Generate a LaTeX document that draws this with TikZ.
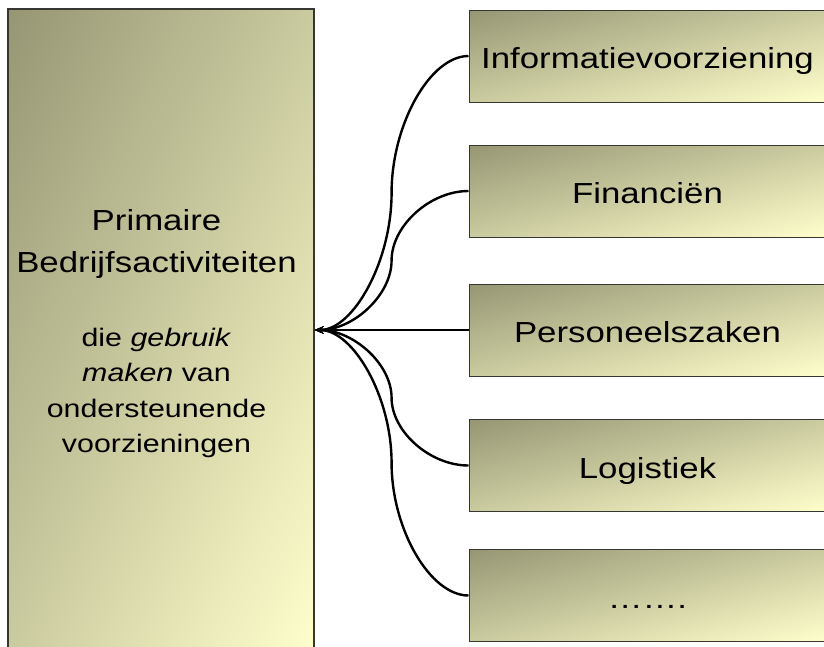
\documentclass[tikz,border=0pt]{standalone}
\usepackage{fontspec}
\setmainfont[FakeStretch=1.2]{Liberation Sans}
\usetikzlibrary{calc,arrows.meta}

\definecolor{edgegray}{RGB}{55,55,50}

% diagonal olive-to-cream gradient, corner to corner over the filled box
% (the central 50bp square is stretched onto the box)
\pgfdeclarefunctionalshading{olivecream}{\pgfpointorigin}{\pgfpoint{100bp}{100bp}}{}{
  exch 25 sub exch 75 exch sub add 100 div
  dup 0 lt {pop 0} if dup 1 gt {pop 1} if
  dup dup 105 mul 150 add 255 div 3 1 roll 105 mul 150 add 255 div exch 88 mul 116 add 255 div
}

\tikzset{
  mainbox/.style={draw=edgegray, line width=1.3pt, rectangle, inner sep=0pt,
    shading=olivecream},
  servicebox/.style={draw=edgegray, line width=1pt, rectangle, inner sep=0pt,
    minimum width=357pt, minimum height=92pt, shading=olivecream,
    text height=25pt, text depth=0pt,
    font=\fontsize{29}{35}\selectfont},
  bigline/.style={anchor=base, inner sep=0pt, font=\fontsize{29}{35}\selectfont},
  smallline/.style={anchor=base, inner sep=0pt, font=\fontsize{25.3}{30}\selectfont},
  conn/.style={draw=black, line width=2.4pt,
    -{Stealth[length=9pt,width=7.5pt]}},
  % two-piece S-curve leaving and entering horizontally, bending at mid-x
  sbend/.style={to path={
    let \p1=(\tikztostart), \p2=(\tikztotarget) in
    .. controls ({(3*\x1+\x2)/4},\y1) and ({(\x1+\x2)/2},{(3*\y1+\y2)/4})
    .. ({(\x1+\x2)/2},{(\y1+\y2)/2})
    .. controls ({(\x1+\x2)/2},{(\y1+3*\y2)/4}) and ({(\x1+3*\x2)/4},\y2)
    .. (\tikztotarget)}}
}

\begin{document}
\begin{tikzpicture}[x=1pt,y=1pt]
\path[use as bounding box, clip] (0,0) rectangle (824,-646);

% primary activities block
\node[mainbox, minimum width=306pt, minimum height=642pt] (main) at (161,-330) {};
\node[bigline] (t1) at (156.5,-230.5) {Primaire};
\node[bigline] (t2) at (156.5,-272) {Bedrijfsactiviteiten};
\node[smallline] (t3) at (156.5,-346.7) {die \textit{gebruik}};
\node[smallline] (t4) at (156.5,-381.9) {\textit{maken} van};
\node[smallline] (t5) at (156.5,-417.1) {ondersteunende};
\node[smallline] (t6) at (156.5,-452.3) {voorzieningen};

% supporting services
\node[servicebox] (b1) at (647.5,-56)    {Informatievoorziening};
\node[servicebox] (b2) at (647.5,-191)   {Financiën};
\node[servicebox] (b3) at (647.5,-330)   {Personeelszaken};
\node[servicebox] (b4) at (647.5,-465.5) {Logistiek};
\node[servicebox] (b5) at (647.5,-595.5) {…….};

% connectors into the primary block
\draw[conn] (b1.west) to[sbend] (main.east);
\draw[conn] (b2.west) to[sbend] (main.east);
\draw[conn] (b3.west) -- (main.east);
\draw[conn] (b4.west) to[sbend] (main.east);
\draw[conn] (b5.west) to[sbend] (main.east);
\end{tikzpicture}
\end{document}
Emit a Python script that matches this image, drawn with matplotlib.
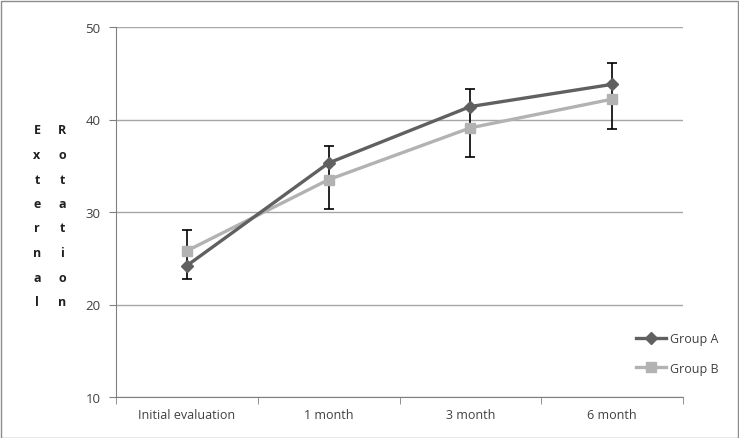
import matplotlib
matplotlib.use("Agg")
import matplotlib.pyplot as plt
from matplotlib.patches import Rectangle

categories = ["Initial evaluation", "1 month", "3 month", "6 month"]
group_a = [24.2, 35.3, 41.4, 43.8]
group_a_err = [1.4, 1.8, 1.9, 2.3]
group_b = [25.8, 33.5, 39.1, 42.2]
group_b_err = [2.3, 3.2, 3.2, 3.2]
yticks = [10, 20, 30, 40, 50]

plt.rcParams['font.family'] = ['Open Sans', 'DejaVu Sans']

fig = plt.figure(figsize=(7.39, 4.39), dpi=100)
ax = fig.add_axes([116/739, 1-398/439, (683-116)/739, (398-28)/439])
x = list(range(len(categories)))

# combined error span (inner caps are hidden behind markers in the original)
hi = [max(a + ea, b + eb) for a, ea, b, eb in zip(group_a, group_a_err, group_b, group_b_err)]
lo = [min(a - ea, b - eb) for a, ea, b, eb in zip(group_a, group_a_err, group_b, group_b_err)]
mid = [(h + l) / 2 for h, l in zip(hi, lo)]
ax.errorbar(x, mid, yerr=[[m - l for m, l in zip(mid, lo)], [h - m for h, m in zip(hi, mid)]],
            fmt='none', ecolor='black', elinewidth=1.2, capsize=3.5, capthick=1.2, zorder=2)
ax.plot(x, group_a, color='#606060', lw=2.4, marker='D', ms=6.5, label='Group A', zorder=4)
ax.plot(x, group_b, color='#b2b2b2', lw=2.4, marker='s', ms=7.5, label='Group B', zorder=3)

ax.set_xlim(-0.5, 3.5)
ax.set_ylim(10, 50)
ax.set_yticks(yticks)
ax.set_xticks(x)
ax.set_xticklabels(categories)
ax.set_xticks([-0.5, 0.5, 1.5, 2.5, 3.5], minor=True)
ax.tick_params(axis='x', which='major', length=0, pad=8, labelsize=9, colors='#404040')
ax.tick_params(axis='x', which='minor', length=5, color='#808080')
ax.tick_params(axis='y', length=5, color='#808080', labelsize=9.5, labelcolor='#404040', pad=6)
ax.grid(axis='y', color='#a6a6a6', lw=1)
ax.set_axisbelow(True)
for s in ['top', 'right']:
    ax.spines[s].set_visible(False)
ax.spines['left'].set_color('#808080')
ax.spines['bottom'].set_color('#808080')

for i, ch in enumerate("External"):
    fig.text(37/739, 1-(131+i*24.5)/439, ch, ha='center', va='center', fontsize=9, fontweight='bold', color='#202020')
for i, ch in enumerate("Rotation"):
    fig.text(62/739, 1-(131+i*24.5)/439, ch, ha='center', va='center', fontsize=9, fontweight='bold', color='#202020')

leg = ax.legend(loc='upper left', bbox_to_anchor=(625/739, 1-322/439), bbox_transform=fig.transFigure,
                frameon=False, fontsize=9, handlelength=2.4, labelspacing=1.3, handletextpad=0.3)
for t in leg.get_texts():
    t.set_color('#404040')

fig.patches.append(Rectangle((0.5/739, 0.5/439), 737/739, 437/439, transform=fig.transFigure,
                             fill=False, edgecolor='#8c8c8c', lw=1))

fig.savefig("out.png", dpi=100)
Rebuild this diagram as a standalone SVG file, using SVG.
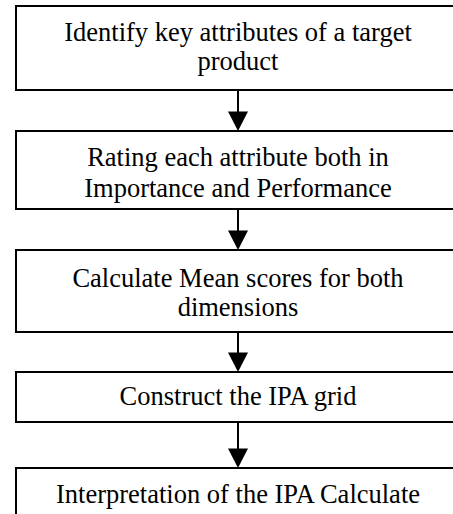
<svg xmlns="http://www.w3.org/2000/svg" width="453" height="514" viewBox="0 0 453 514">
<style>
.box{fill:#fff;stroke:#000;stroke-width:2}
.t{font-family:"Liberation Serif","Times New Roman",serif;font-size:26.5px;fill:#000;text-anchor:middle}
.ln{stroke:#000;stroke-width:2;fill:none}
.hd{fill:#000}
</style>
<rect width="453" height="514" fill="#fff"/>
<g id="node1">
<rect class="box" x="16" y="6" width="446" height="84"/>
<text class="t" x="238" y="41">Identify key attributes of a target</text>
<text class="t" x="238" y="70">product</text>
</g>
<g id="node2">
<rect class="box" x="16" y="131" width="446" height="78"/>
<text class="t" x="238" y="166">Rating each attribute both in</text>
<text class="t" x="238" y="196.5">Importance and Performance</text>
</g>
<g id="node3">
<rect class="box" x="16" y="250" width="446" height="82"/>
<text class="t" x="238" y="286.5">Calculate Mean scores for both</text>
<text class="t" x="238" y="315.5">dimensions</text>
</g>
<g id="node4">
<rect class="box" x="16" y="372" width="446" height="50"/>
<text class="t" x="238" y="405">Construct the IPA grid</text>
</g>
<g id="node5">
<rect class="box" x="16" y="468" width="446" height="60"/>
<text class="t" x="238" y="503">Interpretation of the IPA Calculate</text>
</g>
<g id="connectors">
<line class="ln" x1="238" y1="91" x2="238" y2="112"/>
<polygon class="hd" points="228,111.5 248,111.5 238,131"/>
<line class="ln" x1="238" y1="210" x2="238" y2="231"/>
<polygon class="hd" points="228,230.5 248,230.5 238,250"/>
<line class="ln" x1="238" y1="333" x2="238" y2="353"/>
<polygon class="hd" points="228,352.5 248,352.5 238,372"/>
<line class="ln" x1="238" y1="423" x2="238" y2="449"/>
<polygon class="hd" points="228,448.5 248,448.5 238,468"/>
</g>
</svg>
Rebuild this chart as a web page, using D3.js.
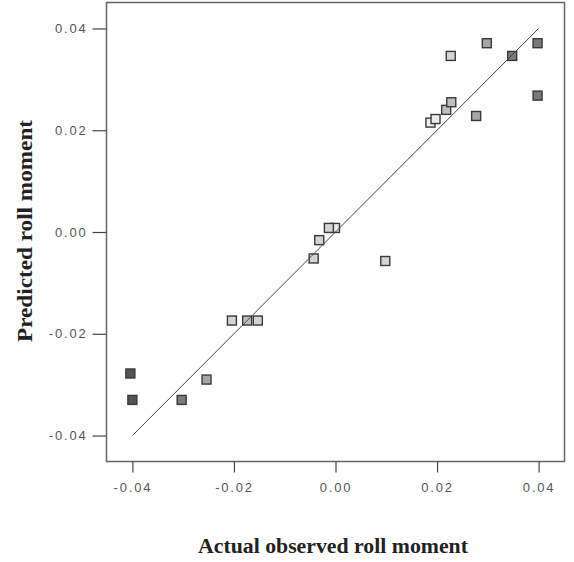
<!DOCTYPE html>
<html>
<head>
<meta charset="utf-8">
<script src="https://cdn.jsdelivr.net/npm/d3@7"></script>
<style>
  body { margin: 0; background: #fff; }
  .tick text { font-family: "Liberation Sans", Arial, sans-serif; font-size: 13px; fill: #555; letter-spacing: 1.8px; }
  .title { font-family: "Liberation Serif", "Times New Roman", serif; font-weight: bold; font-size: 20.5px; fill: #222; }
</style>
</head>
<body>
<svg id="chart" width="574" height="562"></svg>
<script>
// observed vs predicted roll moment
const observed = [-0.0404, -0.0400, -0.0303, -0.0254, -0.0204, -0.0174, -0.0153, -0.0043, -0.0032,
  -0.0001, -0.0013, 0.0098, 0.0187, 0.0197, 0.0218, 0.0228, 0.0227, 0.0277, 0.0298, 0.0348, 0.0398, 0.0398];
const predicted = [-0.0278, -0.0330, -0.0330, -0.0290, -0.0174, -0.0174, -0.0174, -0.0052, -0.0016,
  0.0008, 0.0008, -0.0057, 0.0215, 0.0222, 0.0240, 0.0255, 0.0346, 0.0228, 0.0371, 0.0346, 0.0371, 0.0268];
// shade group of each point (0 = lightest, 5 = darkest)
const group = [5, 5, 4, 3, 1, 2, 1, 1, 1, 0, 1, 1, 0, 0, 2, 2, 1, 3, 3, 4, 4, 4];

const ticks = [-0.04, -0.02, 0.00, 0.02, 0.04];
const axisLimits = [-0.0451, 0.0451];
const refLine = [-0.04, 0.04];

const xTitle = "Actual observed roll moment";
const yTitle = "Predicted roll moment";

const plotLeft = 106.5, plotRight = 564.5, plotTop = 2.5, plotBottom = 461.5;

const svg = d3.select("#chart");

let x = d3.scaleLinear().domain(axisLimits).range([plotLeft, plotRight]);
let y = d3.scaleLinear().domain(axisLimits).range([plotBottom, plotTop]);
let shade = d3.scaleOrdinal().domain([0, 1, 2, 3, 4, 5])
  .range(["#ececec", "#d4d4d4", "#bebebe", "#a6a6a6", "#7a7a7a", "#555555"]);

// frame
svg.append("rect")
  .attr("x", plotLeft).attr("y", plotTop)
  .attr("width", plotRight - plotLeft).attr("height", plotBottom - plotTop)
  .attr("fill", "none").attr("stroke", "#666").attr("stroke-width", 1.5);

// axes
let xAxis = svg.append("g")
  .attr("transform", `translate(0,${plotBottom})`)
  .call(d3.axisBottom(x).tickValues(ticks).tickFormat(d3.format(".2f")).tickSize(11).tickPadding(10));
let yAxis = svg.append("g")
  .attr("transform", `translate(${plotLeft},0)`)
  .call(d3.axisLeft(y).tickValues(ticks).tickFormat(d3.format(".2f")).tickSize(14).tickPadding(5));
[xAxis, yAxis].forEach(a => {
  a.select(".domain").remove();
  a.selectAll(".tick line").attr("stroke", "#444").attr("stroke-width", 1.2);
});
// minus sign as plain hyphen, like the original
svg.selectAll(".tick text").text(d => d3.format(".2f")(d).replace("−", "-"));

// points
const pts = observed.map((v, i) => ({ x: v, y: predicted[i], g: group[i] }));
svg.append("g").selectAll("rect")
  .data(pts)
  .join("rect")
  .attr("x", d => x(d.x) - 4.5)
  .attr("y", d => y(d.y) - 4.5)
  .attr("width", 9).attr("height", 9)
  .attr("fill", d => shade(d.g))
  .attr("stroke", "#3a3a3a").attr("stroke-width", 1.4);

// y = x reference line
svg.append("line")
  .attr("x1", x(refLine[0])).attr("y1", y(refLine[0]))
  .attr("x2", x(refLine[1])).attr("y2", y(refLine[1]))
  .attr("stroke", "#444").attr("stroke-width", 1);

// titles
svg.append("text").attr("class", "title")
  .attr("x", 333).attr("y", 553)
  .attr("text-anchor", "middle")
  .attr("textLength", 270).attr("lengthAdjust", "spacingAndGlyphs")
  .text(xTitle);
svg.append("text").attr("class", "title")
  .attr("transform", "translate(32,231) rotate(-90)")
  .attr("text-anchor", "middle")
  .attr("textLength", 222).attr("lengthAdjust", "spacingAndGlyphs")
  .text(yTitle);
</script>
</body>
</html>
***
### WHAT TO WORK ON
Reproduce only the lines running from the beginning of the entries above to the line holding "(0,0) rectangle (824,-646);", inclusive. Pictures stay out of the copy.

### WRITTEN ANSWER
Generate a LaTeX document that draws this with TikZ.
\documentclass[tikz,border=0pt]{standalone}
\usepackage{fontspec}
\setmainfont[FakeStretch=1.2]{Liberation Sans}
\usetikzlibrary{calc,arrows.meta}

\definecolor{edgegray}{RGB}{55,55,50}

% diagonal olive-to-cream gradient, corner to corner over the filled box
% (the central 50bp square is stretched onto the box)
\pgfdeclarefunctionalshading{olivecream}{\pgfpointorigin}{\pgfpoint{100bp}{100bp}}{}{
  exch 25 sub exch 75 exch sub add 100 div
  dup 0 lt {pop 0} if dup 1 gt {pop 1} if
  dup dup 105 mul 150 add 255 div 3 1 roll 105 mul 150 add 255 div exch 88 mul 116 add 255 div
}

\tikzset{
  mainbox/.style={draw=edgegray, line width=1.3pt, rectangle, inner sep=0pt,
    shading=olivecream},
  servicebox/.style={draw=edgegray, line width=1pt, rectangle, inner sep=0pt,
    minimum width=357pt, minimum height=92pt, shading=olivecream,
    text height=25pt, text depth=0pt,
    font=\fontsize{29}{35}\selectfont},
  bigline/.style={anchor=base, inner sep=0pt, font=\fontsize{29}{35}\selectfont},
  smallline/.style={anchor=base, inner sep=0pt, font=\fontsize{25.3}{30}\selectfont},
  conn/.style={draw=black, line width=2.4pt,
    -{Stealth[length=9pt,width=7.5pt]}},
  % two-piece S-curve leaving and entering horizontally, bending at mid-x
  sbend/.style={to path={
    let \p1=(\tikztostart), \p2=(\tikztotarget) in
    .. controls ({(3*\x1+\x2)/4},\y1) and ({(\x1+\x2)/2},{(3*\y1+\y2)/4})
    .. ({(\x1+\x2)/2},{(\y1+\y2)/2})
    .. controls ({(\x1+\x2)/2},{(\y1+3*\y2)/4}) and ({(\x1+3*\x2)/4},\y2)
    .. (\tikztotarget)}}
}

\begin{document}
\begin{tikzpicture}[x=1pt,y=1pt]
\path[use as bounding box, clip] (0,0) rectangle (824,-646);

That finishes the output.